W Mafiozoo udało mi się zagrać w każdym składzie osobowym, chociaż najczęściej królował skład 3-osobowy. Gra skaluje się dobrze na każdą liczbę graczy, chociaż trzeba przyznać że nabiera smaczku przy pełnym składzie. To właśnie wtedy licytacja rozkwita! Grając we trójkę poczujecie zdecydowanie większy luz, a sytuacja proporcjonalnie powiela się w pojedynku 1 vs 1. Nie oznacza to, że będziecie bawić się źle. Wiele zależy tutaj od przebiegu partii i agresji graczy. Dużo łatwiej jednak o partię pozbawioną emocji.
Wiek przedstawiony na pudełku jest w mojej ocenie trafiony, ponieważ dzieci młodsze niż 12 lat raczej nie dadzą rady czerpać radości z rozgrywki pełnymi garściami. Do gry w dorosłym, rodzinnym składzie polecam tę pozycję jak najbardziej, podobnie gdy do stołu zasiąść mają nastolatkowie. Nie ma tutaj wiele negatywnej interakcji, jednak pamiętać trzeba, że tryb licytacyjny może powodować spięcia przy stole i zabieranie sobie tych akcji, na których nam zależy. Gra na szczęście daje nam mnóstwo możliwości wyboru innych opcji lub skorzystania z wcześniej wybranych, jednak na mniej korzystnych warunkach.
Podsumowanie
Gra „Mafiozoo” w naszym gronie wywoływała różne uczucia. Gracze nastawieni na pozycję familijną narzekali na złożoność i mnogość zasad oraz ciągłą losowość spowodowaną systemem licytacyjnym. Inni, którzy zachęceni tematyką zasiadali do stołu, narzekali z kolei na brak klimatu i monotonne rozgrywki.

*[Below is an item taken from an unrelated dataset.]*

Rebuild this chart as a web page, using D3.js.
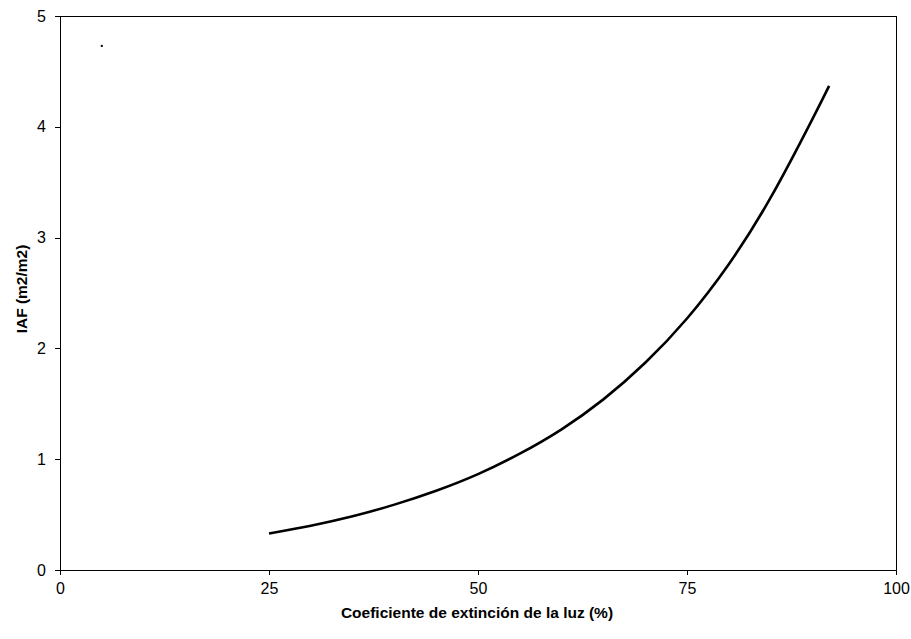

Mnie ta pozycja po pierwszej rozgrywce nie porwała. Chyba sam nie wiedziałem czego się po niej spodziewać. Po kolejnych było już tylko lepiej, bo jednak mechanizmy zaczęły się zazębiać i przynosić wymierne korzyści.
Niestety w szerokim gronie naszych planszówkowych znajomych gra się nie przyjęła, tak więc muszę przyznać, że na naszej półce nie zagrzeje na dłużej miejsca. Możliwe, że w grze z nastoletnimi graczami sprawdziłaby się o wiele lepiej. Jednak nie dane mi było tego sprawdzić, ponieważ rzadko zasiadam do stołu z tym przedziałem wiekowym. Jednego jestem pewien – nie jest to gra (przez mnogość zasad), którą zaproponuję do ogrania w wielopokoleniowym gronie. Piękne wykonanie, zachęcające grafiki, ale w mojej opinii niestety gra na tle innych, które wpychają się w nasze ręce z każdej strony, nie ma szans na wybicie. Mimo wszystko proponuję wypożyczyć ją przed zakupem i samemu ocenić czy odnajdziecie się w tym gangsterskim klimacie.
Mocne strony:
- dobrze działający tryb licytacyjny,
- możliwość planowania swoich posunięć,
- regrywalność,
- przepiękne wykonanie i przyciągające wzrok grafiki.
Słabe strony:
- złożoność i mnogość zasad (jak na grę familijną),
- gra niekoniecznie przeznaczona dla młodszych jak i starszych (60+) użytkowników,
- mimo pięknych grafik, brak wyczuwalnego klimatu w trakcie rozgrywki.